The commercial coal mining regime itself is the policy backdrop. For decades coal mining in India was effectively a state monopoly anchored in the Coal Mines (Nationalisation) Act, 1973, with Coal India Limited as the dominant producer. The opening of the sector to commercial mining followed amendments to the Mines and Minerals (Development and Regulation) Act, 1957 and the Coal Mines (Special Provisions) Act, 2015 through the Mineral Laws (Amendment) Act, 2020, which permitted commercial coal mining by any company on a revenue-share basis, removing the earlier end-use restriction that had tied coal blocks to captive uses such as power or steel. The commercial auctions launched in 2020 are the vehicle through which private and public players bid for blocks; the round referenced here is the 14th tranche of that programme, and the CMDPA is the contract instrument that binds the successful bidder to a development and production schedule.
Allowing UCG inside these agreements is the new element. It signals that the regulatory framework now recognises in-situ conversion as a legitimate way to monetise a coal block, not merely physical extraction. That widens what a coal lease can mean — from a permission to dig to a permission to convert the resource in place.
It also fits into a wider family of cleaner-coal and gas-economy initiatives the Coal Ministry has pursued. Alongside the commercial auctions, the policy direction has included a push on surface coal gasification — with stated national-level gasification capacity ambitions — and on diversifying coal use beyond direct combustion in thermal power. UCG sits at the more experimental end of that spectrum: where surface gasification is an established industrial route used in several countries, in-situ underground gasification has been attempted at pilot and demonstration scale globally but has rarely sustained large commercial operation. Reading the move against that family makes its character clear — it is a deliberate technology bet placed inside a mature auction mechanism, designed to test whether stranded coal can be converted to gas economically and safely under Indian conditions.
For Prelims
- UCG — what it is: Underground Coal Gasification converts coal into synthetic gas (syngas) in situ, inside the coal seam itself, without bringing the coal to the surface and without conventional mining.
- How it works (concept): the coal seam is accessed by boreholes; an oxidant (air, oxygen or steam) is injected and the coal is partially combusted/gasified underground, and the resulting gas is drawn up a production well.
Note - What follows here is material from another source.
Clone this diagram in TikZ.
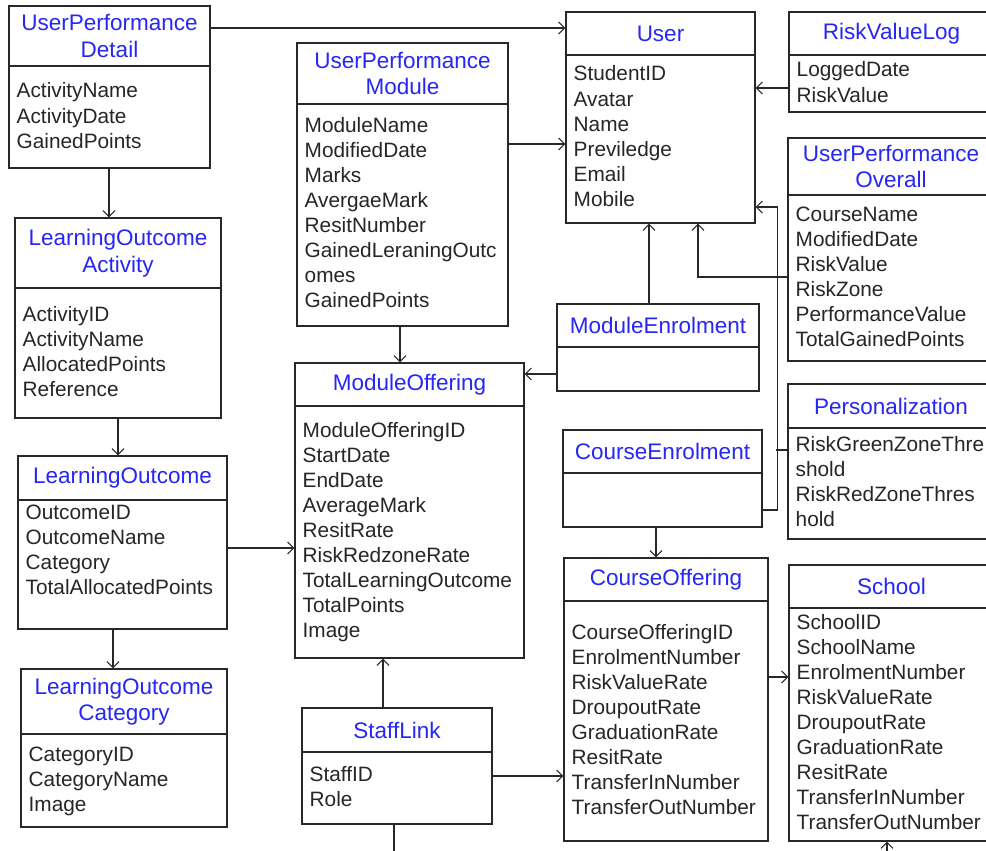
\documentclass[tikz,border=0pt]{standalone}
\usepackage{fontspec}
\setmainfont{Liberation Sans}
\usetikzlibrary{arrows.meta,fit}
\definecolor{titleblue}{RGB}{38,38,245}
\definecolor{boxline}{RGB}{40,40,40}
\tikzset{
  entbox/.style={draw=boxline, line width=1.2pt, inner sep=0pt, fill=white},
  enttitle/.style={text=titleblue, align=center, inner sep=0pt, font=\fontsize{22.5}{26.5}\selectfont},
  entattr/.style={anchor=base west, inner sep=0pt, font=\fontsize{20.8}{25}\selectfont, text=black!85},
  link/.style={draw=boxline, line width=1.1pt, -{Straight Barb[length=6pt,width=12pt]}},
  plain/.style={draw=boxline, line width=1.1pt}
}
% entity box: name, left, top, right, bottom, divider, title, first baseline, attributes
\newcommand\entity[9]{%
  \node[entbox, fit={(#2,#3) (#4,#5)}] (#1) {};
  \draw[plain] (#1.west |- 0,#6) -- (#1.east |- 0,#6);
  \node[enttitle] (#1-t) at ({(#2+#4)/2},{(#3+#6)/2}) {#7};
  \foreach \a [count=\i from 0] in {#9}
    \node[entattr] (#1-a\i) at (#2+7.5,{#8+25.1*\i}) {\a};
}
\begin{document}
\begin{tikzpicture}[x=1pt,y=-1pt]
  \useasboundingbox (0,0) rectangle (986,851);
  \clip (0,0) rectangle (986,851);
  % Entities
  \entity{upd}{9}{6}{210}{168}{66}{UserPerformance\\Detail}{98}{ActivityName,ActivityDate,GainedPoints}
  \entity{upm}{297}{43}{508}{326}{104}{UserPerformance\\Module}{132}{ModuleName,ModifiedDate,Marks,AvergaeMark,ResitNumber,GainedLeraningOutc,omes,GainedPoints}
  \entity{user}{566}{12}{755}{223}{55}{User}{81}{StudentID,Avatar,Name,Previledge,Email,Mobile}
  \entity{rvl}{789}{12}{994}{112}{55}{RiskValueLog}{77}{LoggedDate,RiskValue}
  \entity{upo}{788}{138}{994}{361}{195}{UserPerformance\\Overall}{221}{CourseName,ModifiedDate,RiskValue,RiskZone,PerformanceValue,TotalGainedPoints}
  \entity{loa}{15}{218}{221}{418}{288}{LearningOutcome\\Activity}{321}{ActivityID,ActivityName,AllocatedPoints,Reference}
  \entity{lo}{18}{456}{227}{629}{500}{LearningOutcome}{519}{OutcomeID,OutcomeName,Category,TotalAllocatedPoints}
  \entity{loc}{21}{669}{227}{827}{734}{LearningOutcome\\Category}{761}{CategoryID,CategoryName,Image}
  \entity{mo}{295}{363}{524}{658}{406}{ModuleOffering}{437}{ModuleOfferingID,StartDate,EndDate,AverageMark,ResitRate,RiskRedzoneRate,TotalLearningOutcome,TotalPoints,Image}
  \entity{me}{557}{304}{759}{391}{347}{ModuleEnrolment}{0}{}
  \entity{ce}{563}{430}{762}{527}{473}{CourseEnrolment}{0}{}
  \entity{pers}{788}{384}{994}{539}{428}{Personalization}{451}{RiskGreenZoneThre,shold,RiskRedZoneThres,hold}
  \entity{co}{564}{558}{768}{841}{601}{CourseOffering}{639}{CourseOfferingID,EnrolmentNumber,RiskValueRate,DroupoutRate,GraduationRate,ResitRate,TransferInNumber,TransferOutNumber}
  \entity{school}{789}{565}{994}{841}{608}{School}{629}{SchoolID,SchoolName,EnrolmentNumber,RiskValueRate,DroupoutRate,GraduationRate,ResitRate,TransferInNumber,TransferOutNumber}
  \entity{sl}{302}{708}{492}{824}{752}{StaffLink}{781}{StaffID,Role}
  % Links into User
  \draw[link] (upd.east |- 0,28) -- (user.west |- 0,28);
  \draw[link] (upm.east |- 0,144) -- (user.west |- 0,144);
  \draw[link] (rvl.west |- 0,88) -- (user.east |- 0,88);
  \draw[link] (upo.west |- 0,277) -| (user.south -| 698,0);
  \draw[link] (ce.east |- 0,510) -- ++(15,0) |- (user.east |- 0,207);
  \draw[plain] (pers.west |- 0,450) -- ++(-11,0);
  \draw[link] (me.north -| 649,0) -- (user.south -| 649,0);
  % Left column
  \draw[link] (upd.south -| 109,0) -- (loa.north -| 109,0);
  \draw[link] (loa.south -| 118,0) -- (lo.north -| 118,0);
  \draw[link] (lo.south -| 113,0) -- (loc.north -| 113,0);
  \draw[link] (lo.east |- 0,548) -- (mo.west |- 0,548);
  % Module and course offerings
  \draw[link] (upm.south -| 400,0) -- (mo.north -| 400,0);
  \draw[link] (me.west |- 0,374) -- (mo.east |- 0,374);
  \draw[link] (sl.north -| 383,0) -- (mo.south -| 383,0);
  \draw[link] (ce.south -| 656,0) -- (co.north -| 656,0);
  \draw[link] (sl.east |- 0,776) -- (co.west |- 0,776);
  \draw[link] (co.east |- 0,677) -- (school.west |- 0,677);
  % Off the page
  \coordinate (slout) at (394,860);
  \coordinate (schin) at (887,860);
  \draw[plain] (sl.south -| slout) -- (slout);
  \draw[link] (schin) -- (school.south -| schin);
\end{tikzpicture}
\end{document}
The product is a mixture dominated by hydrogen, carbon monoxide, methane and carbon dioxide.
- Syngas end-uses (from the release): it can serve as a domestic feedstock for urea and ammonia (reducing fertiliser imports), and can replace imported natural gas and naphtha for the production of methanol, dimethyl ether (DME) and synthetic fuels.
- The instrument: a CMDPA — Coal Mine/Block Production and Development Agreement — is the contract the Ministry of Coal signs with the successful bidder of a commercial coal block; here, four CMDPAs carried UCG provisions for the first time.
- The mines & winners: Reliance Industries → Recherla, Chintalpudi Sector A1; Axis Energy Ventures India → Dip Extension of Belpahar, Tangardihi East. States: Andhra Pradesh and Odisha.
- The programme: these were signed under the 14th round of commercial coal auctions; cumulative tally now 138 mines · 331.544 MTPA peak capacity · ~₹42,980 cr projected annual revenue · ~₹48,231 cr investment.
- Nodal ministry: Ministry of Coal, Government of India.
- What it unlocks: deep, thin, poor-quality or otherwise unworkable seams that conventional mining cannot reach economically.
- Not Coal Bed Methane (CBM): CBM extracts the methane gas naturally adsorbed in the coal seam, leaving the coal solid; UCG gasifies the coal itself into syngas. Different products, different processes.
- Not surface Coal Gasification: conventional coal gasification mines the coal out and gasifies it in a surface reactor; UCG does the gasification underground, in place, with no extraction.
- Not Shale Gas and not conventional natural gas: shale gas is hydrocarbon trapped in shale rock (extracted via hydraulic fracturing); UCG syngas is manufactured from coal in the seam.
- Not the same as Underground (conventional) coal mining: that still removes solid coal via shafts/galleries; UCG removes nothing solid — only gas comes up.
Why it matters
The problem UCG addresses is twofold: a large stranded-resource problem and an import-dependence problem. On resource, conventional mining can economically recover only the accessible fraction of a coal reserve; deep and thin seams stay locked. By converting coal to gas where it lies, UCG can in principle monetise reserves that would otherwise never contribute to the economy, while avoiding the surface footprint, overburden handling and land disturbance of opencast mining.
On imports, the syngas pathway speaks directly to India's energy and fertiliser security. The country imports large volumes of natural gas (as LNG), naphtha and urea/fertiliser feedstock. If domestically produced syngas can substitute for these in making ammonia, urea, methanol and DME, the foreign-exchange outflow and the exposure to volatile global gas prices both fall. Syngas is also a recognised building block for hydrogen and for synthetic liquid fuels, which links the move to the broader gas-economy and clean-fuel ambitions. Embedding the option in the auction contract rather than treating it as a one-off pilot is what makes this a structural step: it tells future bidders that in-situ conversion is now a permitted commercial route, which can pull private capital and technology into a space that has historically struggled to scale anywhere in the world. The honest caveat — which the policy framing itself implies — is that UCG remains technically demanding: controlling the underground reaction, preventing groundwater contamination, and managing subsidence and carbon emissions are real challenges, and global commercial track records are mixed. So the agreements are best read as opening a door, not as a settled production technology.